What Is Trump's Tax Plan? Its Failure To Prioritize Poor Americans Is Sickening
With the Republican effort to repeal and replace the Affordable Care Act dead (for now), the White House is apparently turning its attention to what President Donald Trump has said was always his primary focus: tax reform, or to be more specific, tax cuts. And given the GOP's longstanding views on taxation, as demonstrated vividly during the Bush administration, it probably won't surprise you what his plan entails. Trump's big tax plan raises rates for the poor, and cuts rates for the rich.
According to an Axios report on the plan, Trump will be able to argue, with some factual accuracy, that the plan constitutes a tax cut for the lower class thanks to an increase in the standard tax deduction, nearly doubling it to $12,00 for an individual and $24,000 for a married couple. The actual tax rate for the lowest bracket, however, would indeed go up, reportedly rising from 10 percent to 12 percent.
The top tax rate, however, would reportedly be cut from 39.6 percent to 35 percent. This would fulfill what's more or less been the GOP's guiding light on taxation for decades: giving corporations and the upper-class more of their money. During the Bush administration, the Republican Party similarly passed sweeping tax cuts which overwhelmingly benefited the rich, as well as cut corporate tax rates.
Tax reform is a politically loaded issue for Trump, given that he was ostensibly elected on the back of his populist tone.
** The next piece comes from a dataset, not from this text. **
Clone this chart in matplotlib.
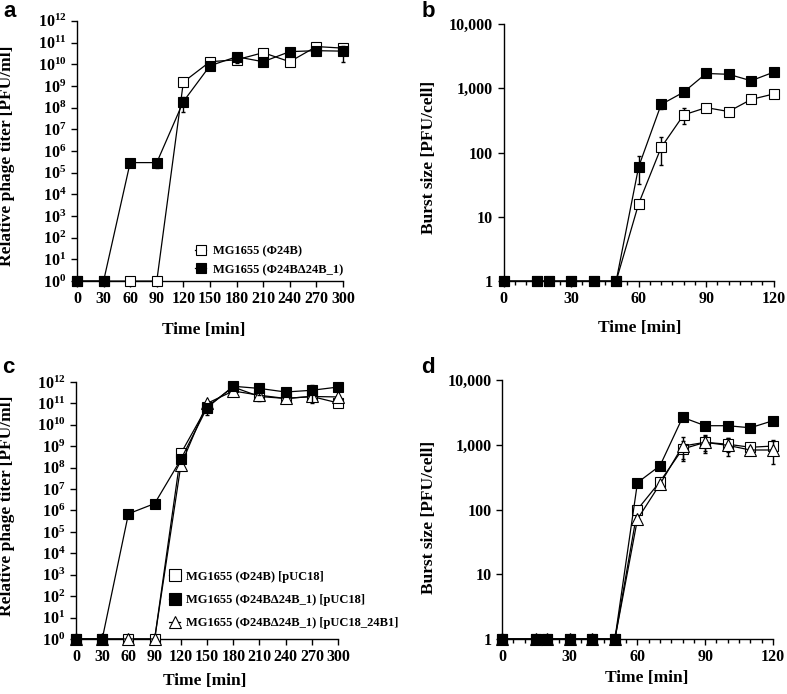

According to Axios, Trump was concerned that raising the rates on the lowest tax bracket would be politically dangerous, but his concerns were eased by the increased deductions.
To whatever extent he'll be involved in publicly championing the GOP tax plan ― he didn't do very much of this for the GOP health care push, and showed very little functional policy knowledge when he did ― he'll be doing so from a uniquely compromised personal position.
That's because Trump never released his own tax returns as a candidate, breaking with decades of precedent. Throughout the campaign, he insisted he couldn't release his returns because they were "under audit," but said he would release them once the audit ― which he never provided any evidence was actually happening ― was complete.
After the election was over, however, many of his surrogates quickly changed their tune, claiming that he would not and did not need to release the returns because he'd already won. In short, you could be forgiven for suspecting some duplicity in all this.
As the Washington Post pointed out, the polling numbers on Trump's tax plan are not great, if his hope is to convince people it's some sort of populist boon to working people. A full seven out of 10 Americans reportedly believe the American tax system favors the rich, and 51 percent of Americans believe Trump's tax plan will mainly benefit the upper-class ― in other words, that it'll further bolster a system that's already skewed in favor of the wealthy and powerful.
Just as was the case with the health care repeal efforts, the Republicans have a pretty comfortable margin of error in the House ― they control 46 more seats than the Democrats, and are able to lose as many as 22 GOP votes while still passing a bill ― but the Senate is another matter. Senate Republicans hold the majority by a mere two seats, 52-48, meaning they can only lose three seats and still be able to send a bill to the president's desk (in the event of a 50-50 vote, Vice President Mike Pence casts the tiebreaker).
As such, the battle over tax reform could be as fraught and challenging as the health care push was, with everyone scraping for the support of the Senate's most moderate Republicans.